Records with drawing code
—————

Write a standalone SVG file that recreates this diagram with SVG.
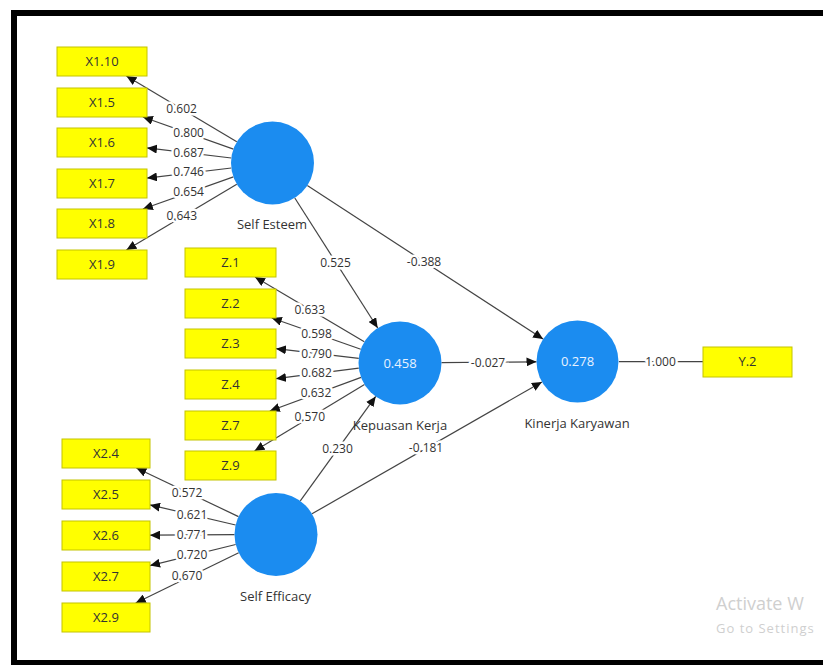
<svg xmlns="http://www.w3.org/2000/svg" width="823" height="665" viewBox="0 0 823 665">
<defs>
<marker id="ah" markerUnits="userSpaceOnUse" markerWidth="11" markerHeight="9" refX="10" refY="4.5" orient="auto">
<path d="M0,0 L10,4.5 L0,9 z" fill="#111"/>
</marker>
<style>
.box{fill:#ffff00;stroke:#c4c400;stroke-width:1}
.bt{font-family:"Open Sans","Noto Sans",sans-serif;font-size:13px;fill:#333;text-anchor:middle}
.lv{fill:#1b8cf0}
.lt{font-family:"Open Sans","Noto Sans",sans-serif;font-size:13px;fill:#333;text-anchor:middle}
.r2{font-family:"Open Sans","Noto Sans",sans-serif;font-size:13px;fill:#e8f2ff;text-anchor:middle}
.c{stroke:#444;stroke-width:1.2;fill:none}
.a{marker-end:url(#ah)}
.w{font-family:"Open Sans","Noto Sans",sans-serif;font-size:12px;fill:#333;text-anchor:middle;stroke:#fff;stroke-width:5;paint-order:stroke;stroke-linejoin:round}
.wm{font-family:"Open Sans","Noto Sans",sans-serif;fill:#cfcfcf}
</style>
</defs>
<rect x="0" y="0" width="823" height="665" fill="#fff"/>
<rect x="14" y="13" width="840" height="650" fill="#fff" stroke="#000" stroke-width="6"/>

<g id="connectors">
<line class="c a" x1="236.8" y1="141.8" x2="126.4" y2="76"/>
<line class="c a" x1="233.4" y1="149.1" x2="142.9" y2="117"/>
<line class="c a" x1="231.3" y1="158" x2="147" y2="147.9"/>
<line class="c a" x1="231.3" y1="168" x2="147" y2="178.1"/>
<line class="c a" x1="233.4" y1="176.9" x2="142.9" y2="209"/>
<line class="c a" x1="236.8" y1="184.2" x2="126.4" y2="250"/>

<line class="c a" x1="364.3" y1="341.8" x2="255" y2="277"/>
<line class="c a" x1="360.8" y1="349.3" x2="271.8" y2="318"/>
<line class="c a" x1="358.8" y1="358.3" x2="276" y2="348.7"/>
<line class="c a" x1="358.8" y1="368.2" x2="276" y2="378.7"/>
<line class="c a" x1="361.1" y1="377.4" x2="269.8" y2="411"/>
<line class="c a" x1="364.5" y1="384.5" x2="254.5" y2="451"/>

<line class="c a" x1="238.5" y1="516.6" x2="136.4" y2="468"/>
<line class="c a" x1="235.6" y1="525" x2="150" y2="504.9"/>
<line class="c a" x1="234.5" y1="534.7" x2="150" y2="535.2"/>
<line class="c a" x1="235.7" y1="544.5" x2="150" y2="565.6"/>
<line class="c a" x1="238.7" y1="552.7" x2="135.7" y2="603"/>

<line class="c a" x1="294.8" y1="198" x2="377.7" y2="328"/>
<line class="c a" x1="307.3" y1="185.6" x2="543.1" y2="339.1"/>
<line class="c a" x1="441.5" y1="362.6" x2="536.5" y2="361.8"/>
<line class="c a" x1="300.3" y1="500.9" x2="375.7" y2="396.4"/>
<line class="c a" x1="312" y1="513.8" x2="541.9" y2="381.9"/>
<line class="c" x1="619" y1="361.6" x2="703" y2="361.6"/>

<text class="w" x="181.6" y="113">0.602</text>
<text class="w" x="188.6" y="137">0.800</text>
<text class="w" x="188.6" y="157">0.687</text>
<text class="w" x="188.6" y="176">0.746</text>
<text class="w" x="188.6" y="196">0.654</text>
<text class="w" x="181.8" y="220">0.643</text>

<text class="w" x="309.8" y="314">0.633</text>
<text class="w" x="316.5" y="338">0.598</text>
<text class="w" x="316.5" y="358">0.790</text>
<text class="w" x="316.5" y="377">0.682</text>
<text class="w" x="316" y="397">0.632</text>
<text class="w" x="309.8" y="421">0.570</text>

<text class="w" x="187" y="497">0.572</text>
<text class="w" x="192" y="519">0.621</text>
<text class="w" x="192" y="539">0.771</text>
<text class="w" x="192" y="559">0.720</text>
<text class="w" x="187" y="580">0.670</text>

<text class="w" x="335.5" y="267">0.525</text>
<text class="w" x="424" y="266">-0.388</text>
<text class="w" x="488" y="367">-0.027</text>
<text class="w" x="337.5" y="453">0.230</text>
<text class="w" x="426" y="452">-0.181</text>
<text class="w" x="660.5" y="366">1.000</text>
</g>

<g id="X1.10"><rect class="box" x="57" y="47" width="90" height="29"/><text class="bt" x="102" y="66">X1.10</text></g>
<g id="X1.5"><rect class="box" x="57" y="88" width="90" height="29"/><text class="bt" x="102" y="107">X1.5</text></g>
<g id="X1.6"><rect class="box" x="57" y="128" width="90" height="29"/><text class="bt" x="102" y="147">X1.6</text></g>
<g id="X1.7"><rect class="box" x="57" y="169" width="90" height="29"/><text class="bt" x="102" y="188">X1.7</text></g>
<g id="X1.8"><rect class="box" x="57" y="209" width="90" height="29"/><text class="bt" x="102" y="228">X1.8</text></g>
<g id="X1.9"><rect class="box" x="57" y="250" width="90" height="29"/><text class="bt" x="102" y="269">X1.9</text></g>

<g id="Z.1"><rect class="box" x="185" y="248" width="91" height="29"/><text class="bt" x="230.5" y="267">Z.1</text></g>
<g id="Z.2"><rect class="box" x="185" y="289" width="91" height="29"/><text class="bt" x="230.5" y="308">Z.2</text></g>
<g id="Z.3"><rect class="box" x="185" y="329" width="91" height="29"/><text class="bt" x="230.5" y="348">Z.3</text></g>
<g id="Z.4"><rect class="box" x="185" y="370" width="91" height="29"/><text class="bt" x="230.5" y="389">Z.4</text></g>
<g id="Z.7"><rect class="box" x="185" y="411" width="91" height="29"/><text class="bt" x="230.5" y="430">Z.7</text></g>
<g id="Z.9"><rect class="box" x="185" y="451" width="91" height="29"/><text class="bt" x="230.5" y="470">Z.9</text></g>

<g id="X2.4"><rect class="box" x="62" y="439" width="88" height="29"/><text class="bt" x="106" y="458">X2.4</text></g>
<g id="X2.5"><rect class="box" x="62" y="480" width="88" height="29"/><text class="bt" x="106" y="499">X2.5</text></g>
<g id="X2.6"><rect class="box" x="62" y="521" width="88" height="29"/><text class="bt" x="106" y="540">X2.6</text></g>
<g id="X2.7"><rect class="box" x="62" y="562" width="88" height="29"/><text class="bt" x="106" y="581">X2.7</text></g>
<g id="X2.9"><rect class="box" x="62" y="603" width="88" height="29"/><text class="bt" x="106" y="622">X2.9</text></g>

<g id="Y.2"><rect class="box" x="703" y="347" width="89" height="30"/><text class="bt" x="747.5" y="366">Y.2</text></g>

<g id="SelfEsteem"><circle class="lv" cx="272.5" cy="163" r="41.5"/><text class="lt" x="272" y="229">Self Esteem</text></g>
<g id="KepuasanKerja"><circle class="lv" cx="400" cy="363" r="41.5"/><text class="r2" x="400" y="367.5">0.458</text><text class="lt" x="400" y="430">Kepuasan Kerja</text></g>
<g id="SelfEfficacy"><circle class="lv" cx="276" cy="534.5" r="41.5"/><text class="lt" x="275.5" y="601">Self Efficacy</text></g>
<g id="KinerjaKaryawan"><circle class="lv" cx="577.5" cy="361.5" r="41"/><text class="r2" x="577.5" y="366">0.278</text><text class="lt" x="577" y="428">Kinerja Karyawan</text></g>

<text class="wm" x="716" y="610" font-size="18">Activate W</text>
<text class="wm" x="716" y="633" font-size="13" letter-spacing="1">Go to Settings</text>
</svg>
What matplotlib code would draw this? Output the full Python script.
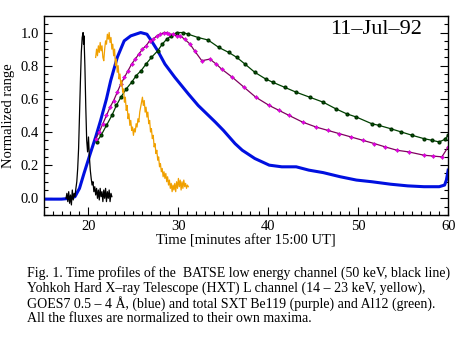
import matplotlib
matplotlib.use('Agg')
import matplotlib.pyplot as plt
from matplotlib.ticker import MultipleLocator

plt.rcParams['font.family'] = ['Liberation Serif', 'DejaVu Serif']

# BATSE 50 keV (black)
batse_t = [17.5, 17.6, 17.7, 17.8, 17.9, 18.0, 18.1, 18.2, 18.3, 18.4, 18.5, 18.6, 18.7, 18.8, 18.9,
           19.0, 19.1, 19.2, 19.3, 19.4, 19.45, 19.5, 19.6, 19.7, 19.8, 19.9, 20.0, 20.1, 20.2, 20.3,
           20.4, 20.5, 20.6, 20.7, 20.8, 20.9, 21.0, 21.1, 21.2, 21.3, 21.4, 21.5, 21.6, 21.7, 21.8,
           21.9, 22.0, 22.1, 22.2, 22.3, 22.4, 22.5, 22.6]
batse_y = [0.00, 0.03, -0.02, 0.04, -0.03, 0.02, -0.04, 0.05, -0.01, 0.03, 0.01, 0.06, 0.10, 0.18, 0.30,
           0.50, 0.70, 0.88, 0.97, 1.00, 0.93, 0.98, 0.80, 0.55, 0.35, 0.28, 0.37, 0.25, 0.17, 0.12,
           0.08, 0.10, 0.04, 0.07, 0.02, 0.06, 0.00, 0.05, -0.01, 0.06, 0.01, 0.04, -0.02, 0.05, 0.00,
           0.06, -0.02, 0.04, 0.00, 0.05, -0.02, 0.03, 0.01]

# HXT L channel (yellow/orange)
hxt_t = [20.8, 20.9, 21.0, 21.1, 21.2, 21.3, 21.4, 21.5, 21.6, 21.7, 21.8, 21.9, 22.0, 22.1, 22.2,
         22.3, 22.4, 22.5, 22.6, 22.7, 22.8, 22.9, 23.0, 23.1, 23.2, 23.3, 23.4, 23.5, 23.6, 23.7,
         23.8, 23.9, 24.0, 24.1, 24.2, 24.3, 24.4, 24.5, 24.6, 24.7, 24.8, 24.9, 25.0, 25.1, 25.2,
         25.3, 25.4, 25.5, 25.6, 25.7, 25.8, 25.9, 26.0, 26.1, 26.2, 26.3, 26.4, 26.5, 26.6, 26.7,
         26.8, 26.9, 27.0, 27.1, 27.2, 27.3, 27.4, 27.5, 27.6, 27.7, 27.8, 27.9, 28.0, 28.1, 28.2,
         28.3, 28.4, 28.5, 28.6, 28.7, 28.8, 28.9, 29.0, 29.1, 29.2, 29.3, 29.4, 29.5, 29.6, 29.7,
         29.8, 29.9, 30.0, 30.1, 30.2, 30.3, 30.4, 30.5, 30.6, 30.7, 30.8, 30.9, 31.0, 31.1]
hxt_y = [0.85, 0.90, 0.86, 0.92, 0.88, 0.94, 0.89, 0.92, 0.85, 0.83, 0.90, 0.95, 0.93, 0.99, 0.96,
         1.00, 0.94, 0.97, 0.90, 0.93, 0.86, 0.90, 0.80, 0.84, 0.76, 0.80, 0.72, 0.75, 0.68, 0.71,
         0.64, 0.66, 0.58, 0.61, 0.53, 0.56, 0.48, 0.51, 0.44, 0.47, 0.41, 0.43, 0.38, 0.42, 0.40,
         0.45, 0.43, 0.48, 0.46, 0.52, 0.55, 0.58, 0.61, 0.56, 0.59, 0.52, 0.55, 0.49, 0.52, 0.45,
         0.47, 0.40, 0.42, 0.36, 0.38, 0.31, 0.33, 0.27, 0.29, 0.23, 0.25, 0.19, 0.21, 0.16, 0.18,
         0.13, 0.16, 0.12, 0.15, 0.10, 0.13, 0.08, 0.11, 0.06, 0.09, 0.04, 0.08, 0.05, 0.09, 0.04,
         0.10, 0.06, 0.12, 0.07, 0.11, 0.05, 0.10, 0.06, 0.11, 0.07, 0.09, 0.06, 0.08, 0.07]

# GOES7 0.5-4 A (blue)
goes_t = [15, 16, 17, 18, 18.5, 19, 19.5, 20.2, 20.8, 21.35, 22.0, 22.47, 23.2, 23.97, 24.7, 25.8,
          26.5, 27.0, 27.7, 28.5, 29.6, 31.1, 32.2, 34.1, 35.0, 36.3, 37.1, 38.5, 40.1, 41.5, 43.1,
          44.5, 46.1, 48.0, 49.8, 51.5, 53.6, 55.5, 57.3, 59.0, 59.6, 59.8, 60.0]
goes_y = [-0.005, -0.005, -0.005, 0.0, 0.01, 0.06, 0.15, 0.27, 0.37, 0.47, 0.60, 0.71, 0.85, 0.95,
          0.98, 1.0, 0.99, 0.95, 0.89, 0.81, 0.73, 0.63, 0.56, 0.46, 0.41, 0.33, 0.29, 0.24, 0.20,
          0.19, 0.19, 0.17, 0.155, 0.13, 0.11, 0.10, 0.085, 0.075, 0.07, 0.07, 0.08, 0.11, 0.17]

# SXT Be119 (purple)
be_t = [20.8, 21.2, 21.6, 22.0, 22.4, 22.8, 23.2, 23.6, 24.0, 24.4, 24.8, 25.2, 25.6, 26.0, 26.4,
        26.8, 27.2, 27.6, 28.0, 28.4, 28.7, 29.0, 29.4, 29.8, 30.2, 30.7, 31.3, 31.8, 32.6, 33.5,
        34.2, 34.8, 36.0, 37.3, 38.6, 40.1, 41.2, 42.3, 43.8, 45.3, 46.6, 47.9, 49.2, 50.5, 51.8,
        53.0, 54.3, 55.6, 57.3, 58.3, 59.3, 60.0]
be_y = [0.36, 0.40, 0.45, 0.50, 0.55, 0.59, 0.64, 0.69, 0.73, 0.77, 0.81, 0.84, 0.87, 0.90, 0.92,
        0.95, 0.96, 0.98, 0.99, 1.0, 1.0, 0.99, 0.99, 0.98, 0.98, 0.96, 0.93, 0.89, 0.83, 0.84,
        0.81, 0.78, 0.73, 0.67, 0.61, 0.56, 0.53, 0.50, 0.46, 0.43, 0.41, 0.39, 0.37, 0.35, 0.33,
        0.31, 0.29, 0.28, 0.26, 0.255, 0.25, 0.31]

# SXT Al12 (green)
al_t = [20.9, 21.4, 22.0, 22.6, 23.1, 23.6, 24.2, 24.8, 25.3, 25.85, 26.4, 27.0, 27.7, 28.2, 28.7,
        29.2, 29.8, 30.5, 31.1, 32.2, 33.3, 34.5, 35.6, 36.5, 37.4, 38.5, 39.7, 40.5, 41.8, 43.1,
        44.6, 46.1, 47.5, 48.7, 49.8, 51.5, 52.3, 53.6, 54.8, 56.0, 57.3, 58.2, 59.0, 59.6, 60.0]
al_y = [0.34, 0.38, 0.44, 0.50, 0.56, 0.61, 0.66, 0.70, 0.74, 0.77, 0.81, 0.85, 0.89, 0.93, 0.96,
        0.98, 1.0, 1.0, 0.99, 0.97, 0.955, 0.91, 0.88, 0.85, 0.81, 0.76, 0.72, 0.70, 0.67, 0.64,
        0.61, 0.58, 0.54, 0.51, 0.49, 0.45, 0.44, 0.42, 0.40, 0.38, 0.36, 0.35, 0.34, 0.355, 0.38]

caption = ["Fig. 1. Time profiles of the  BATSE low energy channel (50 keV, black line)",
           "Yohkoh Hard X\u2013ray Telescope (HXT) L channel (14 \u2013 23 keV, yellow),",
           "GOES7 0.5 \u2013 4 \u00c5, (blue) and total SXT Be119 (purple) and Al12 (green).",
           "All the fluxes are normalized to their own maxima."]

fig = plt.figure(figsize=(4.63, 3.40), dpi=100)
ax = fig.add_axes([0.094, 0.368, 0.874, 0.585])

ax.plot(goes_t, goes_y, color='#0010e0', lw=2.2)
ax.plot(al_t, al_y, color='#004000', lw=0.9, marker='o', ms=2.0, mfc='#006000', mec='#003000')
ax.plot(be_t, be_y, color='#800060', lw=0.9, marker='+', ms=3.2, mec='#900080', mew=0.9)
ax.plot(be_t, be_y, ls='none', marker='o', ms=1.3, color='#e000e0')
ax.plot(hxt_t, hxt_y, color='#f0a000', lw=0.9)
ax.plot(batse_t, batse_y, color='black', lw=0.9)

ax.set_xlim(15, 60)
ax.set_ylim(-0.1, 1.1)
ax.xaxis.set_major_locator(MultipleLocator(10))
ax.xaxis.set_minor_locator(MultipleLocator(1))
ax.yaxis.set_major_locator(MultipleLocator(0.2))
ax.yaxis.set_minor_locator(MultipleLocator(0.05))
ax.yaxis.set_major_formatter(plt.FormatStrFormatter('%.1f'))
ax.tick_params(which='both', direction='in', right=True, top=False, labelsize=10.5, width=0.8)
ax.tick_params(which='major', length=6)
ax.tick_params(which='minor', length=3)
for s in ax.spines.values():
    s.set_linewidth(1.0)

ax.set_xlabel('Time [minutes after 15:00 UT]', fontsize=10.5, labelpad=1)
ax.set_ylabel('Normalized range', fontsize=10.5, labelpad=4)
ax.text(0.936, 0.93, '11\u2013Jul\u201392', transform=ax.transAxes, ha='right', va='center', fontsize=16)

for i, line in enumerate(caption):
    fig.text(27 / 463, 1 - (273 + 15.3 * i) / 340, line, ha='left', va='center', fontsize=10)

fig.savefig('out.png', dpi=100)
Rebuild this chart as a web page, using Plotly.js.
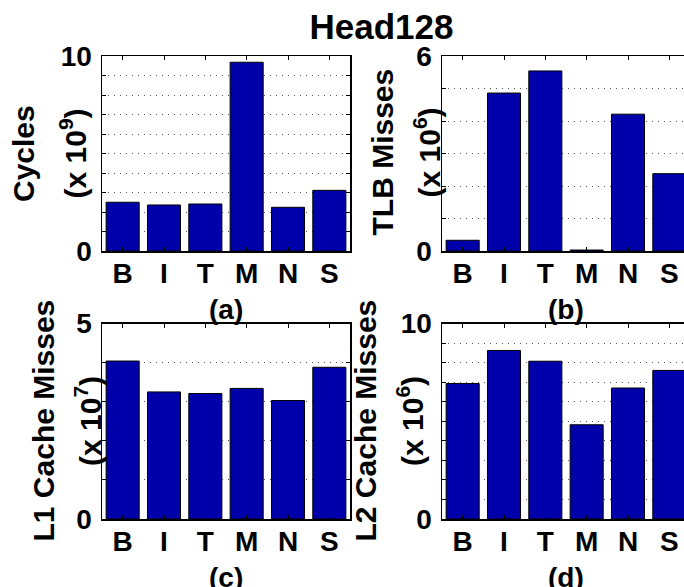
<!DOCTYPE html>
<html>
<head>
<meta charset="utf-8">
<script src="https://cdn.plot.ly/plotly-3.0.1.min.js"></script>
<style>html,body{margin:0;padding:0;background:#fff;}#chart{width:684px;height:587px;}</style>
</head>
<body>
<div id="chart"></div>
<script>
// ---- data ----
const categories = ['B', 'I', 'T', 'M', 'N', 'S'];
const cycles = [2.50, 2.36, 2.41, 9.68, 2.24, 3.11];      // x 10^9
const tlbMisses = [0.33, 4.86, 5.54, 0.03, 4.21, 2.38];   // x 10^6
const l1Misses = [4.04, 3.25, 3.21, 3.34, 3.03, 3.88];    // x 10^7
const l2Misses = [6.93, 8.62, 8.07, 4.82, 6.70, 7.60];    // x 10^6
const yMaxA = 10, yMaxB = 6, yMaxC = 5, yMaxD = 10;

// ---- geometry helpers ----
const W = 684, H = 587;
const px = x => x / W;
const py = y => 1 - y / H;
const FONT = 'Liberation Sans, Arial, Helvetica, sans-serif';
const BLUE = 'rgb(0,0,170)';

function bar(y, xa, ya) {
  return {
    type: 'bar', x: categories, y: y, xaxis: xa, yaxis: ya,
    marker: {color: BLUE, line: {color: '#000', width: 1}},
    width: 0.8, hoverinfo: 'skip'
  };
}
const data = [
  bar(cycles, 'x', 'y'),
  bar(tlbMisses, 'x2', 'y2'),
  bar(l1Misses, 'x3', 'y3'),
  bar(l2Misses, 'x4', 'y4')
];

function xax(domain, right) {
  return {
    domain: domain, type: 'category', range: [-0.5, right],
    showline: true, linecolor: '#000', linewidth: 1.5, mirror: 'ticks',
    ticks: 'inside', ticklen: 4, tickcolor: '#000',
    tickfont: {family: FONT, size: 28, weight: 'bold', color: '#000'},
    ticklabelstandoff: -3,
    showgrid: false, zeroline: false, fixedrange: true
  };
}
function yax(domain, max, anchor, mirror) {
  const vals = [], txt = [];
  for (let i = 0; i <= max; i++) { vals.push(i); txt.push(i === 0 || i === max ? String(i) : ''); }
  return {
    domain: domain, range: [0, max], anchor: anchor,
    tickmode: 'array', tickvals: vals, ticktext: txt,
    showline: true, linecolor: '#000', linewidth: 1.5, mirror: mirror,
    ticks: 'inside', ticklen: 4, tickcolor: '#000',
    tickfont: {family: FONT, size: 28, weight: 'bold', color: '#000'},
    ticklabelstandoff: 3,
    showgrid: true, gridcolor: '#555', griddash: '1px,5px', gridwidth: 1,
    zeroline: false, fixedrange: true
  };
}

const xL = [px(102), px(350)];
const xR = [px(442), 1];
const rightRange = -0.5 + (684 - 442) / (248 / 6);
const yT = [py(251), py(56)];
const yB = [py(519), py(323.5)];

function ann(text, x, y, angle, size) {
  return {
    text: text, xref: 'paper', yref: 'paper', x: px(x), y: py(y),
    xanchor: 'center', yanchor: 'middle', showarrow: false,
    textangle: angle, font: {family: FONT, size: size, weight: 'bold', color: '#000'}
  };
}

const layout = {
  width: W, height: H,
  margin: {l: 0, r: 0, t: 0, b: 0, pad: 0},
  paper_bgcolor: '#fff', plot_bgcolor: '#fff',
  showlegend: false, bargap: 0.2,
  title: {
    text: 'Head128', x: px(381.5), xanchor: 'center', y: py(27), yanchor: 'middle',
    font: {family: FONT, size: 35, weight: 'bold', color: '#000'}
  },
  xaxis: Object.assign(xax(xL, 5.5), {anchor: 'y'}),
  yaxis: yax(yT, yMaxA, 'x', 'ticks'),
  xaxis2: Object.assign(xax(xR, rightRange), {anchor: 'y2'}),
  yaxis2: yax(yT, yMaxB, 'x2', false),
  xaxis3: Object.assign(xax(xL, 5.5), {anchor: 'y3'}),
  yaxis3: yax(yB, yMaxC, 'x3', 'ticks'),
  xaxis4: Object.assign(xax(xR, rightRange), {anchor: 'y4'}),
  yaxis4: yax(yB, yMaxD, 'x4', false),
  annotations: [
    ann('Cycles', 23.5, 153.5, -90, 30),
    ann('(x 10<sup>9</sup>)', 73, 153.5, -90, 30),
    ann('TLB Misses', 382, 152.5, -90, 30),
    ann('(x 10<sup>6</sup>)', 428, 152.5, -90, 30),
    ann('L1 Cache Misses', 42.5, 421, -90, 30),
    ann('(x 10<sup>7</sup>)', 88, 421, -90, 30),
    ann('L2 Cache Misses', 364.5, 421, -90, 30),
    ann('(x 10<sup>6</sup>)', 410, 421, -90, 30),
    ann('(a)', 226, 309.5, 0, 28),
    ann('(b)', 566, 309.5, 0, 28),
    ann('(c)', 226, 577, 0, 28),
    ann('(d)', 566, 577, 0, 28)
  ]
};

Plotly.newPlot('chart', data, layout, {displayModeBar: false, staticPlot: true});
</script>
</body>
</html>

—————

Pick each line holding the word "this" out of the data and copy it.

Write a standalone SVG file that recreates this diagram with SVG.
What matplotlib code would draw this? Output the full Python script.
Rebuild this chart as a web page, using Plotly.js.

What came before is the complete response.